By Jesse Westbrook and Matthew Leising
June 18 (Bloomberg) -- U.S. Securities and Exchange Commission Chairman Mary Schapiro said regulators will have to be “vigilant” about the $592 trillion over-the-counter derivatives market so firms don’t evade reporting requirements.
President Barack Obama’s administration released a plan for overhauling financial regulation yesterday that would require standardized over-the-counter derivatives to be guaranteed by clearinghouses. Customized products would face less-stringent oversight. The Treasury Department’s plan didn’t spell out how the government would distinguish between the two.
“The hard question is what is standardized,” Schapiro said in a phone interview yesterday from Washington. “The regulators are going to have to be very thoughtful and very vigilant on that.”
Lax regulation of derivatives contributed to failure last year of Lehman Brothers Holdings Inc. and the near-collapse of American International Group Inc., leading to the seizure of credit markets and billions of dollars of losses at banks and securities firms.

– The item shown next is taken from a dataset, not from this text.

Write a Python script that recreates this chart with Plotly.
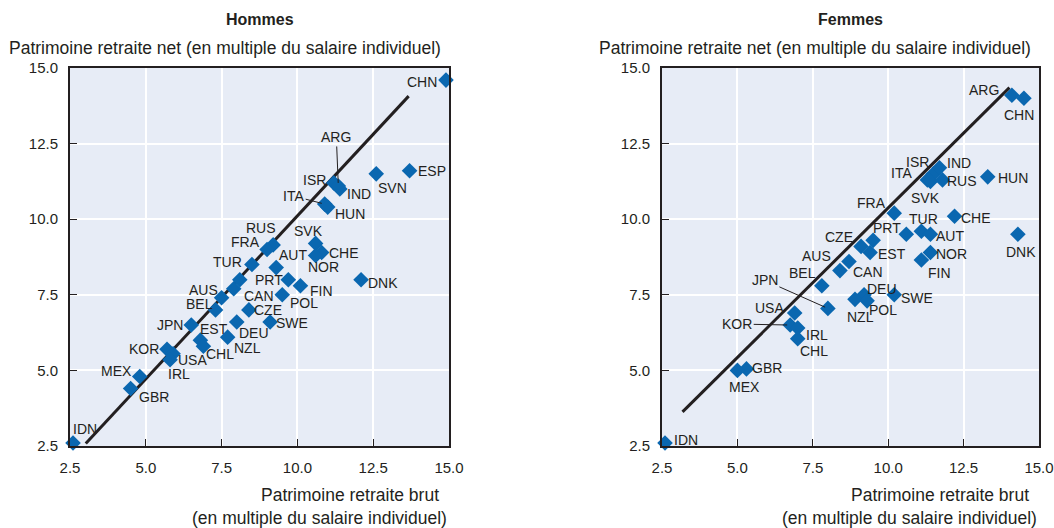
import plotly.graph_objects as go

# ---------------- data ----------------
# Hommes (men)
codes_h = ["CHN", "ESP", "SVN", "ISR", "IND", "ARG", "ITA", "HUN", "RUS", "FRA",
           "SVK", "CHE", "NOR", "AUT", "TUR", "PRT", "", "FIN", "DNK", "CAN",
           "POL", "AUS", "BEL", "CZE", "SWE", "DEU", "JPN", "EST", "NZL", "CHL",
           "KOR", "USA", "IRL", "MEX", "GBR", "IDN"]
gross_h = [14.9, 13.7, 12.6, 11.2, 11.4, 11.35, 10.9, 11.0, 9.2, 9.0,
           10.6, 10.8, 10.6, 9.3, 8.5, 8.1, 9.7, 10.1, 12.1, 7.9,
           9.5, 7.5, 7.3, 8.4, 9.1, 8.0, 6.5, 6.8, 7.7, 6.9,
           5.7, 5.9, 5.8, 4.8, 4.5, 2.6]
net_h = [14.6, 11.6, 11.5, 11.2, 11.0, 11.1, 10.5, 10.4, 9.15, 9.0,
         9.2, 8.9, 8.8, 8.4, 8.5, 8.0, 8.0, 7.8, 8.0, 7.7,
         7.5, 7.4, 7.0, 7.0, 6.6, 6.6, 6.5, 6.0, 6.1, 5.8,
         5.7, 5.55, 5.35, 4.8, 4.4, 2.6]
fit_x_h = [3.02, 13.67]
fit_y_h = [2.58, 14.07]

# Femmes (women)
codes_f = ["ARG", "CHN", "ISR", "IND", "ITA", "SVK", "RUS", "HUN", "FRA", "CHE",
           "TUR", "AUT", "PRT", "", "CZE", "EST", "NOR", "DNK", "FIN", "AUS",
           "CAN", "BEL", "JPN", "DEU", "SWE", "NZL", "POL", "USA", "KOR", "IRL",
           "CHL", "GBR", "MEX", "IDN"]
gross_f = [14.1, 14.5, 11.5, 11.7, 11.3, 11.4, 11.8, 13.3, 10.2, 12.2,
           11.1, 11.4, 9.5, 10.6, 9.1, 9.4, 11.4, 14.3, 11.1, 8.4,
           8.7, 7.8, 8.0, 9.2, 10.2, 8.9, 9.3, 6.9, 6.75, 7.0,
           7.0, 5.3, 5.0, 2.6]
net_f = [14.1, 14.0, 11.5, 11.7, 11.3, 11.25, 11.3, 11.4, 10.2, 10.1,
         9.6, 9.5, 9.3, 9.5, 9.1, 8.9, 8.9, 9.5, 8.65, 8.3,
         8.6, 7.8, 7.05, 7.5, 7.5, 7.35, 7.3, 6.9, 6.5, 6.4,
         6.05, 5.05, 5.0, 2.6]
fit_x_f = [3.18, 14.02]
fit_y_f = [3.63, 14.35]

tick_vals = [2.5, 5.0, 7.5, 10.0, 12.5, 15.0]
tick_text = ["2.5", "5.0", "7.5", "10.0", "12.5", "15.0"]

panel_titles = ["Hommes", "Femmes"]
y_title = "Patrimoine retraite net (en multiple du salaire individuel)"
x_title_1 = "Patrimoine retraite brut"
x_title_2 = "(en multiple du salaire individuel)"

# ---------------- label placement (pixel offsets, screen-down) ----------------
off_h = {"CHN": (-24, 2), "ESP": (22, 0), "SVN": (16, 14), "ISR": (-19, -3),
         "IND": (19, 5), "HUN": (22, 7), "RUS": (-12, -17), "FRA": (-22, -7),
         "SVK": (-7, -12), "CHE": (22, 1), "NOR": (8, 12), "AUT": (17, -13),
         "TUR": (-24, -3), "PRT": (29, 0), "FIN": (21, 5), "DNK": (22, 3),
         "CAN": (25, 7), "POL": (22, 8), "AUS": (-18, -8), "BEL": (-16, -6),
         "CZE": (19, 0), "SWE": (22, 1), "DEU": (17, 11), "JPN": (-21, 0),
         "EST": (14, -11), "NZL": (20, 11), "CHL": (17, 8), "KOR": (-23, 0),
         "USA": (19, 6), "IRL": (9, 14), "MEX": (-23, -5), "GBR": (23, 8),
         "IDN": (12, -14)}
lead_h = {"ARG": (-2, -49), "ITA": (-31, -8)}

off_f = {"ARG": (-28, -5), "CHN": (-5, 17), "ISR": (-16, -12), "IND": (20, -5),
         "ITA": (-26, -7), "SVK": (-5, 17), "RUS": (20, 1), "HUN": (25, 1),
         "FRA": (-23, -10), "CHE": (21, 2), "TUR": (2, -12), "AUT": (20, 2),
         "PRT": (14, -12), "CZE": (-22, -9), "EST": (22, 2), "NOR": (21, 2),
         "DNK": (3, 18), "FIN": (18, 13), "AUS": (-23, -15), "CAN": (19, 10),
         "BEL": (-19, -13), "DEU": (18, -6), "SWE": (23, 3), "NZL": (5, 18),
         "POL": (16, 9), "USA": (-25, -5), "IRL": (19, 7), "CHL": (16, 12),
         "GBR": (21, -1), "MEX": (7, 17), "IDN": (21, -3)}
lead_f = {"JPN": (-63, -28), "KOR": (-53, -1)}

# ---------------- styling ----------------
FONT = "Liberation Sans, Arial, sans-serif"
TXT = "#231F20"
BLUE = "#0A67B0"
BG = "#E7ECF6"
W, H = 1054, 528

fig = go.Figure()

panels = [
    (gross_h, net_h, codes_h, fit_x_h, fit_y_h, off_h, lead_h, "x", "y"),
    (gross_f, net_f, codes_f, fit_x_f, fit_y_f, off_f, lead_f, "x2", "y2"),
]

annotations = []
for gx, ny, codes, fx, fy, offs, leads, xa, ya in panels:
    fig.add_trace(go.Scatter(x=fx, y=fy, mode="lines", xaxis=xa, yaxis=ya,
                             line=dict(color=TXT, width=3), hoverinfo="skip",
                             showlegend=False))
    fig.add_trace(go.Scatter(x=gx, y=ny, mode="markers", xaxis=xa, yaxis=ya,
                             text=codes, cliponaxis=False, showlegend=False,
                             marker=dict(symbol="diamond", size=12, color=BLUE,
                                         line=dict(width=0))))
    for c, xv, yv in zip(codes, gx, ny):
        if not c:
            continue
        if c in offs:
            dx, dy = offs[c]
            annotations.append(dict(x=xv, y=yv, xref=xa, yref=ya, text=c,
                                    showarrow=False, xshift=dx, yshift=-dy,
                                    xanchor="center", yanchor="middle",
                                    font=dict(family=FONT, size=14, color=TXT)))
        elif c in leads:
            dx, dy = leads[c]
            annotations.append(dict(x=xv, y=yv, xref=xa, yref=ya, text=c,
                                    showarrow=True, arrowhead=0, arrowwidth=1,
                                    arrowcolor=TXT, ax=dx, ay=dy, standoff=3,
                                    font=dict(family=FONT, size=14, color=TXT)))

# panel texts
left_dom = [70 / W, 449 / W]
right_dom = [662 / W, 1039 / W]
for dom, title in zip([left_dom, right_dom], panel_titles):
    cx = (dom[0] + dom[1]) / 2
    annotations.append(dict(x=cx, y=1 - 20 / H, xref="paper", yref="paper",
                            text="<b>" + title + "</b>", showarrow=False,
                            xanchor="center", yanchor="middle",
                            font=dict(family=FONT, size=16, color=TXT)))
    annotations.append(dict(x=dom[1] - 6 / W, y=1 - 48 / H, xref="paper", yref="paper",
                            text=y_title, showarrow=False,
                            xanchor="right", yanchor="middle",
                            font=dict(family=FONT, size=17.5, color=TXT)))
    annotations.append(dict(x=dom[1] - 8 / W, y=1 - 495 / H, xref="paper", yref="paper",
                            text=x_title_1, showarrow=False,
                            xanchor="right", yanchor="middle",
                            font=dict(family=FONT, size=17.5, color=TXT)))
    annotations.append(dict(x=dom[1], y=1 - 518 / H, xref="paper", yref="paper",
                            text=x_title_2, showarrow=False,
                            xanchor="right", yanchor="middle",
                            font=dict(family=FONT, size=17.5, color=TXT)))

ydom = [1 - 446 / H, 1 - 68 / H]

axis_common = dict(range=[2.5, 15], tickvals=tick_vals, ticktext=tick_text,
                   showgrid=True, gridcolor="white", gridwidth=1.5,
                   zeroline=False, showline=True, linecolor=TXT, linewidth=2,
                   mirror=True, ticks="inside", ticklen=7, tickcolor=TXT,
                   tickwidth=1, tickfont=dict(family=FONT, size=15, color=TXT),
                   ticklabelstandoff=7,
                   fixedrange=True, automargin=False)

fig.update_layout(
    width=W, height=H,
    margin=dict(l=0, r=0, t=0, b=0, pad=0, autoexpand=False),
    paper_bgcolor="white", plot_bgcolor=BG,
    showlegend=False,
    xaxis=dict(domain=left_dom, anchor="y", **axis_common),
    yaxis=dict(domain=ydom, anchor="x", **axis_common),
    xaxis2=dict(domain=right_dom, anchor="y2", **axis_common),
    yaxis2=dict(domain=ydom, anchor="x2", **axis_common),
    annotations=annotations,
)

fig.write_html("out.html",
               config={"displayModeBar": False},
               post_script="document.body.style.margin='0';document.body.style.padding='0';")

In its proposal, the administration said the contracts “became a major source of contagion through the financial sector.”
Derivatives are financial instruments used to make bets on or hedge against changes in interest rates, a company’s creditworthiness, currencies and commodities. Transactions in such products are typically conducted over the phone between banks and customers. Investment banks fought regulation of derivatives for more than a decade.
Driving Profit
As much as 40 percent of profit at securities firms including Goldman Sachs Group Inc. and Morgan Stanley comes from trading in the contracts, according to fixed-income research firm CreditSights Inc.
Capitalized by its members, a clearinghouse acts as the buyer to every seller and seller to every buyer, reducing the default risk between parties to a trade. It also allows regulators to assess market positions and prices. Among standardized contracts likely to go through clearinghouses are interest-rate swaps.
The White House proposal also urged the use of exchanges and electronic trading platforms for standardized derivatives.
‘Conservative’ Capital Cushions
Under Obama’s plan, customized transactions would only have to be registered with regulated trade repositories. Market participants who trade customized swaps would have to hold “conservative” capital cushions to cover bets that go bad.
Commodity Futures Trading Commission Chairman Gary Gensler told lawmakers this month that determining whether a contract is standardized or customized can be determined by the volume of the contract, the similarity of terms to other contracts and whether prices are disclosed to third parties.
Obama’s plan didn’t say how oversight of derivatives should be divided between the SEC and CFTC. The proposal urged Congress to give both agencies power to impose recordkeeping and reporting requirements on derivative transactions.
It also sought authority for the CFTC to set position limits on swaps that “perform” a “significant price discovery function with respect to regulated markets.”
U.S. Senate Agriculture Committee Chairman Tom Harkin, whose panel oversees the CFTC, said in a May 4 interview that he expects regulation of customized swaps to trigger a fight in Congress. The Iowa Democrat has proposed legislation that goes further than Obama’s plan by moving all trades in the over-the- counter market to regulated exchanges.
Derivatives legislation may also face jurisdictional battles in Congress because the SEC is overseen by banking and finance committees while agriculture panels have authority over the CFTC.
“It is my hope that various constituencies can see beyond their individual, narrow agendas and work toward the greater good to get legislation passed,” CFTC Commissioner Bart Chilton said in a statement today. “My concern is that by a thousand tiny cuts this important reform will languish in committees and backroom debates.”